Battle of Guilford Court HouseGreensboro, North Carolina
On 18 January, Cornwallis learned he had lost one-quarter of his army at the Battle of Cowpens. Yet he was still determined to pursue Greene into North Carolina and destroy Greene's army. At Ramsour's Mill, Cornwallis burned his baggage train, except the wagons he needed to carry medical supplies, salt, ammunition, and the sick. On 14 March, Cornwallis learned that Greene was at Guilford Court House. On 15 March, Cornwallis marched down the road from New Garden toward Guilford Courthouse. General Charles Cornwallis 2,100-man British force defeated Major General Nathanael Greene's 4,500 Americans. The British Army, however, suffered considerable casualties (with estimates as high as 27% of their total force).

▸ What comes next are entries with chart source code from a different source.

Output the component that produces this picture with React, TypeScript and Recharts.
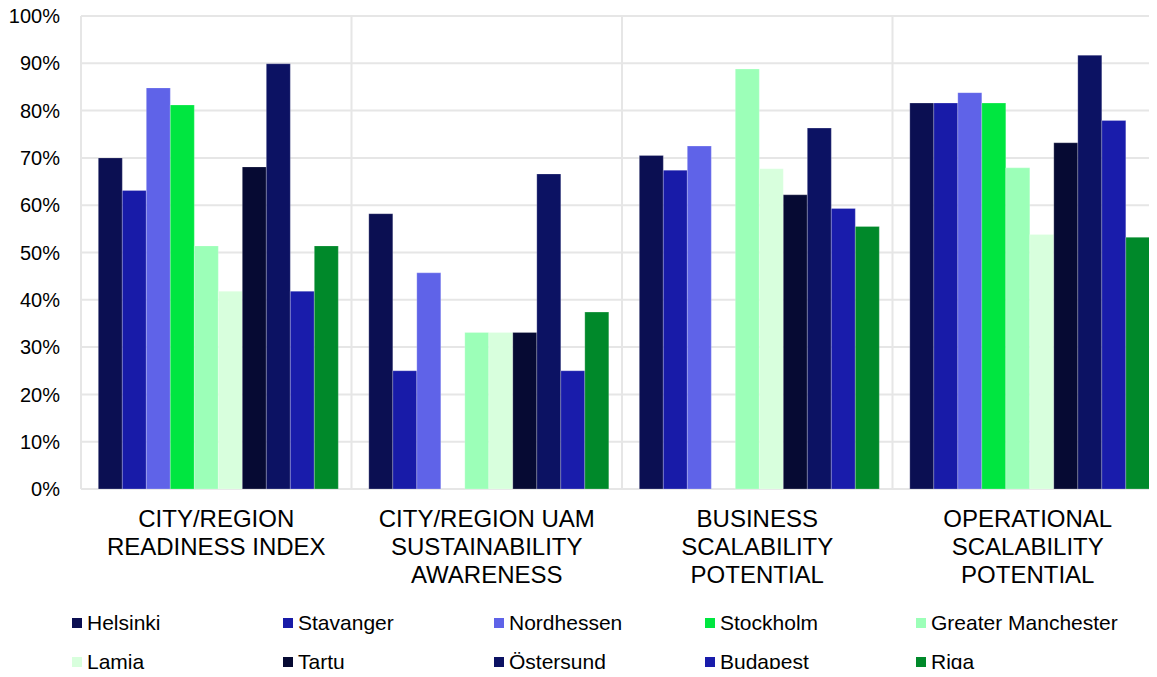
import React from "react";
import { BarChart, Bar, XAxis, YAxis, CartesianGrid } from "recharts";

const CATEGORIES = [
  "CITY/REGION\nREADINESS INDEX",
  "CITY/REGION UAM\nSUSTAINABILITY\nAWARENESS",
  "BUSINESS\nSCALABILITY\nPOTENTIAL",
  "OPERATIONAL\nSCALABILITY\nPOTENTIAL",
];

const CITIES = [
  "Helsinki",
  "Stavanger",
  "Nordhessen",
  "Stockholm",
  "Greater Manchester",
  "Lamia",
  "Tartu",
  "Östersund",
  "Budapest",
  "Riga",
];

const COLORS = [
  "#0B0F52",
  "#181BA8",
  "#5F63E8",
  "#00E640",
  "#9CFFB8",
  "#D8FFDD",
  "#060A33",
  "#0C1263",
  "#191CAB",
  "#00892A",
];

// one list per city, in category order (null = no bar)
const helsinki = [0.7, 0.582, 0.705, 0.816];
const stavanger = [0.631, 0.25, 0.674, 0.816];
const nordhessen = [0.848, 0.457, 0.725, 0.838];
const stockholm = [0.812, null, null, 0.816];
const greaterManchester = [0.514, 0.331, 0.888, 0.679];
const lamia = [0.418, 0.331, 0.677, 0.538];
const tartu = [0.681, 0.331, 0.622, 0.732];
const ostersund = [0.899, 0.666, 0.763, 0.917];
const budapest = [0.418, 0.25, 0.593, 0.779];
const riga = [0.514, 0.374, 0.555, 0.532];

const SERIES = [
  helsinki,
  stavanger,
  nordhessen,
  stockholm,
  greaterManchester,
  lamia,
  tartu,
  ostersund,
  budapest,
  riga,
];

const Y_TICKS = [0, 0.1, 0.2, 0.3, 0.4, 0.5, 0.6, 0.7, 0.8, 0.9, 1];

const data = CATEGORIES.map((name, i) => {
  const row: Record<string, string | number | null> = { name };
  CITIES.forEach((c, j) => {
    row[c] = SERIES[j][i];
  });
  return row;
});

const FONT = "'Liberation Sans', Arial, sans-serif";

function CategoryTick(props: any) {
  const { x, y, payload } = props;
  const lines = String(payload.value).split("\n");
  return (
    <text
      x={x}
      y={y}
      textAnchor="middle"
      fill="#000"
      fontSize={24}
      fontFamily={FONT}
    >
      {lines.map((l, i) => (
        <tspan key={i} x={x} dy={i === 0 ? 38 : 28}>
          {l}
        </tspan>
      ))}
    </text>
  );
}

export default function App() {
  return (
    <div
      style={{
        position: "relative",
        width: 1157,
        height: 677,
        overflow: "hidden",
        margin: -8,
        background: "#fff",
        fontFamily: FONT,
      }}
    >
      <BarChart
        width={1175}
        height={677}
        data={data}
        margin={{ top: 16, right: 12, left: 0, bottom: 0 }}
        barCategoryGap="6.4%"
        barGap={0}
      >
        <CartesianGrid
          stroke="#E6E6E6"
          strokeWidth={2}
          verticalCoordinatesGenerator={({ offset }: any) =>
            [0, 1, 2, 3, 4].map((i) => offset.left + (i * offset.width) / 4)
          }
        />
        <XAxis
          dataKey="name"
          height={188}
          interval={0}
          tickLine={false}
          axisLine={false}
          tickSize={0}
          tickMargin={0}
          tick={<CategoryTick />}
        />
        <YAxis
          width={81}
          domain={[0, 1]}
          ticks={Y_TICKS}
          tickFormatter={(v: number) => `${Math.round(v * 100)}%`}
          tickLine={false}
          axisLine={false}
          tickSize={0}
          tickMargin={21}
          tick={{ fill: "#000", fontSize: 20, fontFamily: FONT }}
          interval={0}
        />
        {CITIES.map((c, j) => (
          <Bar
            key={c}
            dataKey={c}
            fill={COLORS[j]}
            stroke="#ffffff"
            strokeOpacity={0.3}
            strokeWidth={0.75}
            isAnimationActive={false}
          />
        ))}
      </BarChart>
      <div
        style={{
          position: "absolute",
          left: 72,
          top: 610,
          display: "grid",
          gridTemplateColumns: "repeat(5, 211px)",
          rowGap: 13,
        }}
      >
        {CITIES.map((c, j) => (
          <div
            key={c}
            style={{
              display: "flex",
              alignItems: "center",
              height: 26,
              fontSize: 21,
              color: "#000",
              whiteSpace: "nowrap",
            }}
          >
            <span
              style={{
                display: "inline-block",
                width: 10,
                height: 10,
                background: COLORS[j],
                marginRight: 5,
              }}
            />
            {c}
          </div>
        ))}
      </div>
    </div>
  );
}
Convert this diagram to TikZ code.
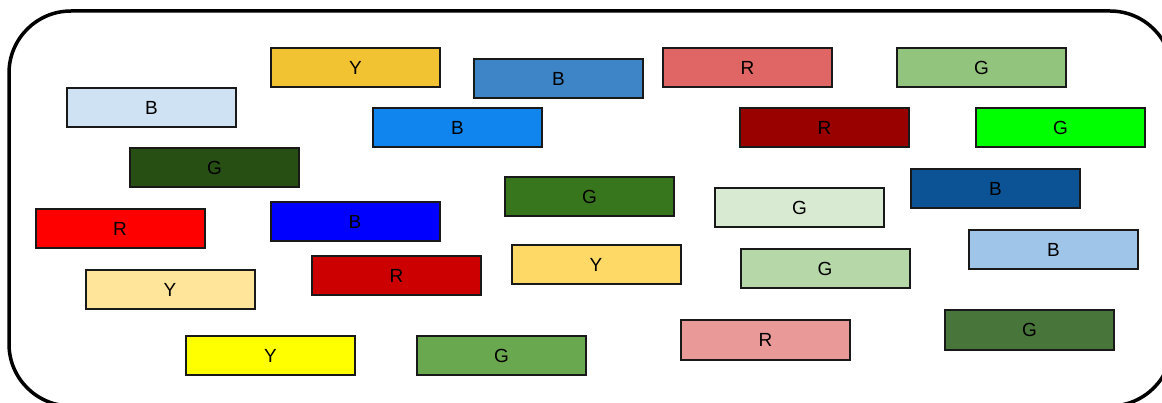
\documentclass[tikz,border=0pt]{standalone}
\usepackage{fontspec}
\setmainfont{Liberation Sans}
\definecolor{cA}{HTML}{F1C232}
\definecolor{cB}{HTML}{3D85C6}
\definecolor{cC}{HTML}{E06666}
\definecolor{cD}{HTML}{93C47D}
\definecolor{cE}{HTML}{CFE2F3}
\definecolor{cF}{HTML}{1185EE}
\definecolor{cG}{HTML}{990000}
\definecolor{cH}{HTML}{00FF00}
\definecolor{cI}{HTML}{274E13}
\definecolor{cJ}{HTML}{38761D}
\definecolor{cK}{HTML}{D9EAD3}
\definecolor{cL}{HTML}{0B5394}
\definecolor{cM}{HTML}{FF0000}
\definecolor{cN}{HTML}{0000FF}
\definecolor{cO}{HTML}{FFD966}
\definecolor{cP}{HTML}{9FC5E8}
\definecolor{cQ}{HTML}{B6D7A8}
\definecolor{cR}{HTML}{CC0000}
\definecolor{cS}{HTML}{FFE599}
\definecolor{cT}{HTML}{EA9999}
\definecolor{cU}{HTML}{48753A}
\definecolor{cV}{HTML}{FFFF00}
\definecolor{cW}{HTML}{6AA84F}
\begin{document}
\begin{tikzpicture}[x=1pt,y=-1pt,
  box/.style={draw=black!90, line width=2pt, minimum width=169pt, minimum height=39pt, inner sep=0pt, font=\fontsize{19}{19}\selectfont},
  frame/.style={draw=black, line width=3.5pt, rounded corners=62pt}]
\useasboundingbox (0,0) rectangle (1162,403);
\clip (0,0) rectangle (1162,403);
\path[frame] (9,11) rectangle (1172,406);
\node[box, fill=cA] (n1) at (355.5,67.5) {Y};
\node[box, fill=cB] (n2) at (558.5,78.5) {B};
\node[box, fill=cC] (n3) at (747.5,67.5) {R};
\node[box, fill=cD] (n4) at (981.5,67.5) {G};
\node[box, fill=cE] (n5) at (151.5,107.5) {B};
\node[box, fill=cF] (n6) at (457.5,127.5) {B};
\node[box, fill=cG] (n7) at (824.5,128) {R};
\node[box, fill=cH] (n8) at (1060.5,128) {G};
\node[box, fill=cI] (n9) at (214.5,168) {G};
\node[box, fill=cJ] (n10) at (589.5,196.5) {G};
\node[box, fill=cK] (n11) at (799.5,208) {G};
\node[box, fill=cL] (n12) at (995.5,188.5) {B};
\node[box, fill=cM] (n13) at (120,228.5) {R};
\node[box, fill=cN] (n14) at (355,221.5) {B};
\node[box, fill=cO] (n15) at (596,264.5) {Y};
\node[box, fill=cP] (n16) at (1053.5,249.5) {B};
\node[box, fill=cQ] (n17) at (825,269) {G};
\node[box, fill=cR] (n18) at (396.5,275.5) {R};
\node[box, fill=cS] (n19) at (170,289.5) {Y};
\node[box, fill=cT] (n20) at (765.5,340) {R};
\node[box, fill=cU] (n21) at (1029.5,330) {G};
\node[box, fill=cV] (n22) at (270.5,355.5) {Y};
\node[box, fill=cW] (n23) at (501.5,355.5) {G};
\end{tikzpicture}
\end{document}
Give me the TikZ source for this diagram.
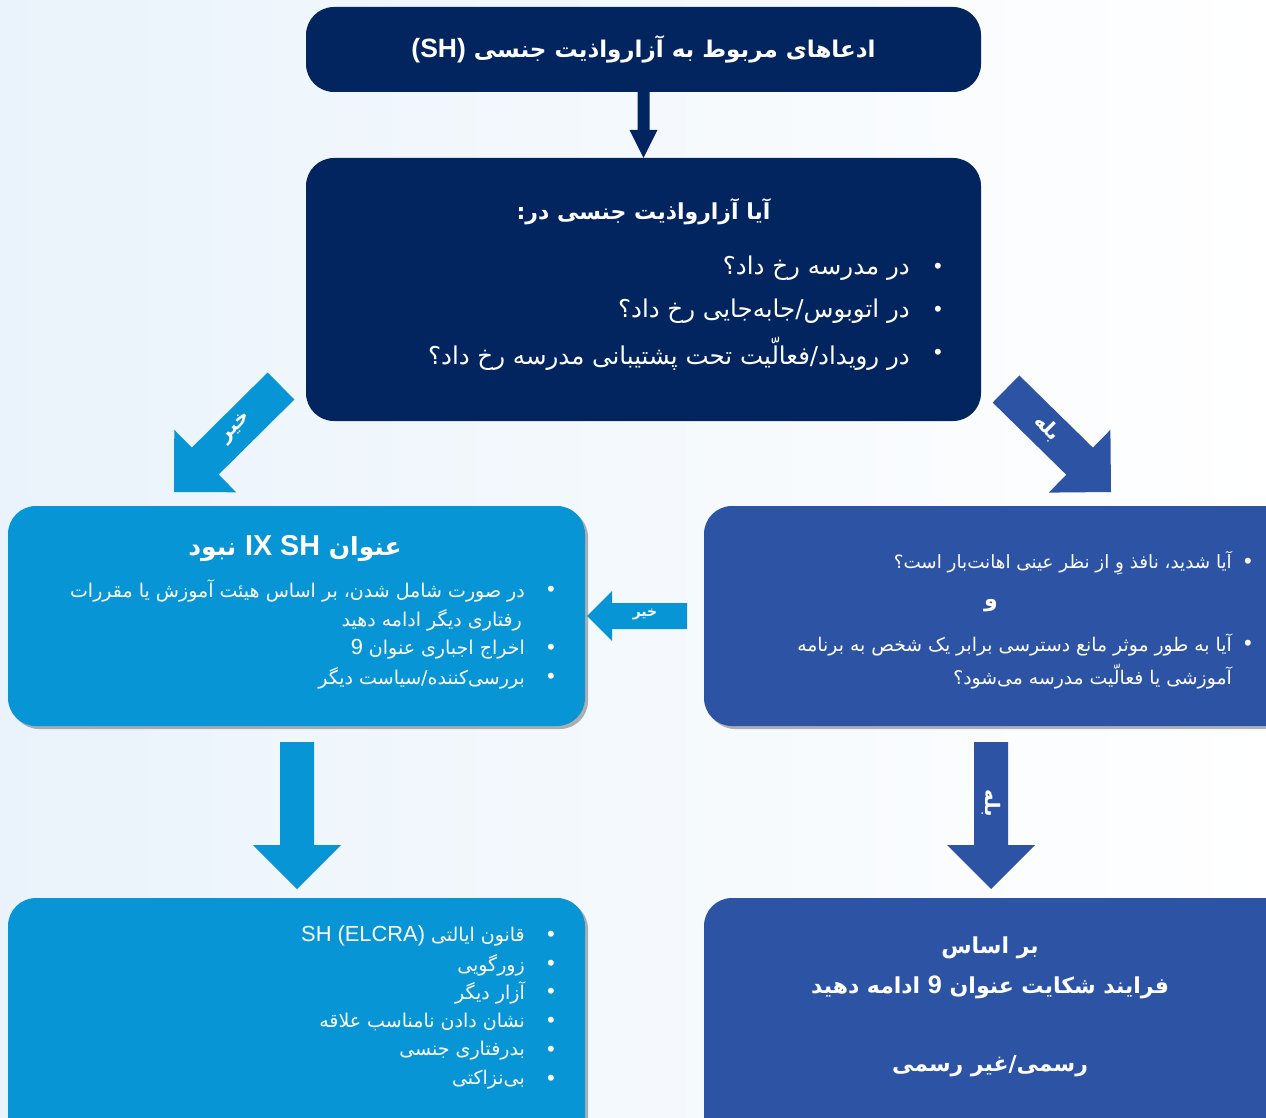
\documentclass[tikz,border=0pt]{standalone}
\usepackage{fontspec}
\setmainfont{Liberation Sans}
\newfontfamily\arabicfont[Script=Arabic]{DejaVu Sans}
\newfontfamily\latinfont[Scale=1.15]{Liberation Sans}
\TeXXeTstate=1
\usetikzlibrary{calc,shadows}
\definecolor{navy}{HTML}{03255F}
\definecolor{lblue}{HTML}{0895D5}
\definecolor{mblue}{HTML}{2D54A4}
\definecolor{bgblue}{HTML}{EAF3FB}
\newcommand\fa[1]{{\arabicfont\beginR #1\endR}}
\newcommand\lt[1]{\beginL{\latinfont #1}\endL{}}
\newcommand\fsz[1]{\fontsize{#1}{#1}\selectfont}
\newcommand\zw{^^^^200c}
\newcommand\blockarrow[6]{%
  \coordinate (bah) at ($(#3)!#6!(#2)$);
  \fill[#1] ($(#2)!#4!90:(#3)$) -- ($(bah)!#4!90:(#3)$) -- ($(bah)!#5!90:(#3)$) -- (#3)
     -- ($(bah)!#5!-90:(#3)$) -- ($(bah)!#4!-90:(#3)$) -- ($(#2)!#4!-90:(#3)$) -- cycle;}
\begin{document}
\begin{tikzpicture}[x=1pt,y=-1pt,
  box/.style={rectangle, rounded corners=28pt, inner sep=0pt, draw=none},
  shadowed/.style={drop shadow={shadow xshift=3pt, shadow yshift=-3pt, opacity=0.4, fill=black!75}},
  txt/.style={text=white, inner sep=0pt},
  bul/.style={text=white, inner sep=0pt, font=\fsz{22}},
  rline/.style={text=white, inner sep=0pt, anchor=east},
  lab/.style={text=white, inner sep=0pt, font=\bfseries\fsz{20}}]
\useasboundingbox (0,0) rectangle (1266,1118);
\clip (0,0) rectangle (1266,1118);
\shade[left color=bgblue, right color=white] (0,0) rectangle (1266,1118);

% boxes
\node[box, fill=navy, minimum width=675pt, minimum height=85pt] (top) at (643.5,49.5) {};
\node[box, fill=navy, minimum width=675pt, minimum height=263pt] (q) at (643.5,289.5) {};
\node[box, shadowed, fill=lblue, minimum width=577pt, minimum height=220pt] (nosh) at (296.5,616) {};
\node[box, shadowed, fill=mblue, minimum width=596pt, minimum height=220pt] (crit) at (1002,616) {};
\node[box, shadowed, fill=lblue, minimum width=577pt, minimum height=262pt] (other) at (296.5,1029) {};
\node[box, shadowed, fill=mblue, minimum width=596pt, minimum height=262pt] (formal) at (1002,1029) {};

% top title
\node[txt, font=\bfseries\fsz{23}] (toptxt) at (top.center) {\fa{ادعاهای مربوط به آزارواذیت جنسی \lt{(SH)}}};

% question box
\node[txt, font=\bfseries\fsz{22}] (qt) at (643.5,212) {\fa{آیا آزارواذیت جنسی در:}};
\node[bul] (qb1) at (938,268) {•};
\node[bul] (qb2) at (938,311) {•};
\node[bul] (qb3) at (938,354) {•};
\node[rline, font=\fsz{24.5}] (q1) at (910,268) {\fa{در مدرسه رخ داد؟}};
\node[rline, font=\fsz{24.5}] (q2) at (910,311) {\fa{در اتوبوس/جابه\zw جایی رخ داد؟}};
\node[rline, font=\fsz{24.5}] (q3) at (910,354) {\fa{در رویداد/فعالّیت تحت پشتیبانی مدرسه رخ داد؟}};

% not SH box
\node[txt, font=\bfseries\fsz{25}] (nt) at (295,549) {\fa{عنوان \lt{IX SH} نبود}};
\node[bul] (nb1) at (551,591) {•};
\node[bul] (nb2) at (551,649) {•};
\node[bul] (nb3) at (551,678) {•};
\node[rline, font=\fsz{19}] (n1) at (525,591) {\fa{در صورت شامل شدن، بر اساس هیئت آموزش یا مقررات}};
\node[rline, font=\fsz{19}] (n1b) at (522,620) {\fa{رفتاری دیگر ادامه دهید}};
\node[rline, font=\fsz{19}] (n2) at (525,649) {\fa{اخراج اجباری عنوان \lt{9}}};
\node[rline, font=\fsz{19}] (n3) at (525,678) {\fa{بررسی\zw کننده/سیاست دیگر}};

% criteria box
\node[bul] (cb1) at (1248,563) {•};
\node[bul] (cb2) at (1248,645) {•};
\node[rline, font=\fsz{18.3}] (c1) at (1232,563) {\fa{آیا شدید، نافذ وِ از نظر عینی اهانت\zw بار است؟}};
\node[txt, font=\bfseries\fsz{22}] (cand) at (991,606) {\fa{و}};
\node[rline, font=\fsz{18.8}] (c2) at (1232,645) {\fa{آیا به طور موثر مانع دسترسی برابر یک شخص به برنامه}};
\node[rline, font=\fsz{18.8}] (c2b) at (1232,677) {\fa{آموزشی یا فعالّیت مدرسه می\zw شود؟}};

% other box
\node[bul] (ob1) at (551,936) {•};
\node[bul] (ob2) at (551,965) {•};
\node[bul] (ob3) at (551,993) {•};
\node[bul] (ob4) at (551,1022) {•};
\node[bul] (ob5) at (551,1051) {•};
\node[bul] (ob6) at (551,1080) {•};
\node[rline, font=\fsz{19}] (o1) at (525,936) {\fa{قانون ایالتی \lt{SH (ELCRA)}}};
\node[rline, font=\fsz{19}] (o2) at (525,965) {\fa{زورگویی}};
\node[rline, font=\fsz{19}] (o3) at (525,993) {\fa{آزار دیگر}};
\node[rline, font=\fsz{19}] (o4) at (525,1022) {\fa{نشان دادن نامناسب علاقه}};
\node[rline, font=\fsz{19}] (o5) at (525,1051) {\fa{بدرفتاری جنسی}};
\node[rline, font=\fsz{19}] (o6) at (525,1080) {\fa{بی\zw نزاکتی}};

% formal box
\node[txt, font=\bfseries\fsz{22}] (f1) at (990,948) {\fa{بر اساس}};
\node[txt, font=\bfseries\fsz{22}] (f2) at (990,987) {\fa{فرایند شکایت عنوان \lt{9} ادامه دهید}};
\node[txt, font=\bfseries\fsz{22}] (f3) at (990,1066) {\fa{رسمی/غیر رسمی}};

% connectors
\blockarrow{navy}{top.south}{q.north}{6pt}{14pt}{28pt}
\coordinate (ld1) at (281,386); \coordinate (ld2) at (174,492);
\blockarrow{lblue}{ld1}{ld2}{19pt}{44pt}{44pt}
\coordinate (rd1) at (1006,389); \coordinate (rd2) at (1111,492);
\blockarrow{mblue}{rd1}{rd2}{19pt}{44pt}{44pt}
\coordinate (h1) at (687,616); \coordinate (h2) at (587,616);
\blockarrow{lblue}{h1}{h2}{13pt}{25pt}{25pt}
\coordinate (dl1) at (297,742); \coordinate (dl2) at (297,889);
\blockarrow{lblue}{dl1}{dl2}{17pt}{44pt}{44pt}
\coordinate (dr1) at (991,742); \coordinate (dr2) at (991,889);
\blockarrow{mblue}{dr1}{dr2}{17pt}{44pt}{44pt}

% connector labels
\node[lab, rotate=45] (lno) at (236,428) {\fa{خیر}};
\node[lab, rotate=-45] (lyes) at (1047,428) {\fa{بله}};
\node[lab, font=\bfseries\fsz{14}] (lno2) at (645,614) {\fa{خیر}};
\node[lab, rotate=-90] (lyes2) at (991,803) {\fa{بله}};
\end{tikzpicture}
\end{document}
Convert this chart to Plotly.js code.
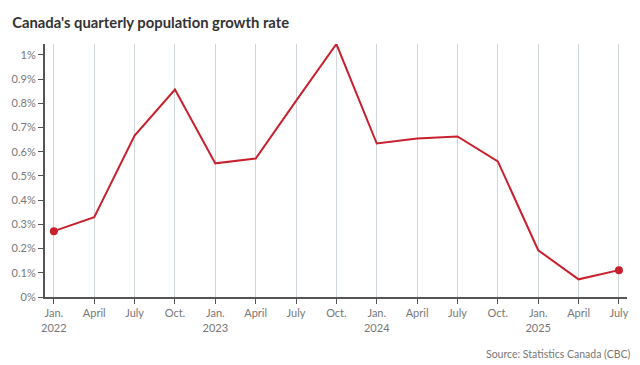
<!DOCTYPE html>
<html>
<head>
<meta charset="utf-8">
<script src="https://cdn.plot.ly/plotly-3.0.1.min.js"></script>
<style>html,body{margin:0;padding:0;background:#fff;}#chart{width:640px;height:365px;}</style>
</head>
<body>
<div id="chart"></div>
<script>
const quarters = ['2022-01','2022-04','2022-07','2022-10','2023-01','2023-04','2023-07','2023-10','2024-01','2024-04','2024-07','2024-10','2025-01','2025-04','2025-07'];
const tickLabels = ['Jan.<br>2022','April','July','Oct.','Jan.<br>2023','April','July','Oct.','Jan.<br>2024','April','July','Oct.','Jan.<br>2025','April','July'];
const growthRate = [0.272, 0.33, 0.667, 0.857, 0.552, 0.572, 0.81, 1.045, 0.634, 0.655, 0.663, 0.56, 0.193, 0.073, 0.111];
const yTickVals = [0,0.1,0.2,0.3,0.4,0.5,0.6,0.7,0.8,0.9,1];
const yTickText = ['0%','0.1%','0.2%','0.3%','0.4%','0.5%','0.6%','0.7%','0.8%','0.9%','1%'];

const red = '#c8202d';
const markerSizes = growthRate.map((v,i)=> (i===0 || i===growthRate.length-1) ? 8 : 0);

const trace = {
  x: quarters, y: growthRate, type: 'scatter', mode: 'lines+markers',
  line: {color: red, width: 2},
  marker: {color: red, size: markerSizes, opacity: 1, line: {width: 0}},
  cliponaxis: false, hoverinfo: 'skip'
};

const layout = {
  width: 640, height: 365,
  margin: {l: 45, r: 13, t: 44, b: 68},
  paper_bgcolor: '#fff', plot_bgcolor: '#fff',
  font: {family: 'Lato, "Open Sans", sans-serif', color: '#777', size: 11},
  title: {text: "Canada's quarterly population growth rate", x: 0.019, xanchor: 'left', xref: 'container',
          y: 0.937, yanchor: 'middle', yref: 'container',
          font: {family: 'Lato, sans-serif', size: 14.8, color: '#333', weight: 'bold'}},
  xaxis: {type: 'category', tickmode: 'array', tickvals: quarters, ticktext: tickLabels,
          range: [-0.22, 14.2], showgrid: true, gridcolor: '#cfd6dc', gridwidth: 1,
          showline: true, linecolor: '#555', linewidth: 2, ticks: 'outside', ticklen: 5, tickcolor: '#555',
          tickfont: {size: 11, color: '#777'}, zeroline: false, fixedrange: true},
  yaxis: {range: [0, 1.045], tickmode: 'array', tickvals: yTickVals, ticktext: yTickText,
          showgrid: false, showline: true, linecolor: '#555', linewidth: 2, ticks: 'outside', ticklen: 5, tickcolor: '#555',
          tickfont: {size: 11, color: '#777'}, zeroline: false, fixedrange: true},
  annotations: [{text: 'Source: Statistics Canada (CBC)', xref: 'paper', yref: 'paper', x: 1, xshift: 5, y: -0.225,
                 xanchor: 'right', yanchor: 'middle', showarrow: false, font: {size: 10.5, color: '#777'}}],
  showlegend: false
};

Plotly.newPlot('chart', [trace], layout, {displayModeBar: false, staticPlot: true});
</script>
</body>
</html>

The battle was "the largest and most hotly contested action" in the American Revolution's southern theater. Before the battle, the British had great success in conquering much of Georgia and South Carolina with the aid of strong Loyalist factions and thought that North Carolina might be within their grasp. In fact, the British were in the process of heavy recruitment in North Carolina when this battle put an end to their recruiting drive. In the wake of the battle, Greene moved into South Carolina, while Cornwallis chose to march into Virginia and attempt to link with roughly 3,500 men under British Major General Phillips and American turncoat Benedict Arnold. These decisions allowed Greene to unravel British control of the South, while leading Cornwallis to Yorktown, where he eventually surrendered to General George Washington and French Lieutenant General Comte de Rochambeau.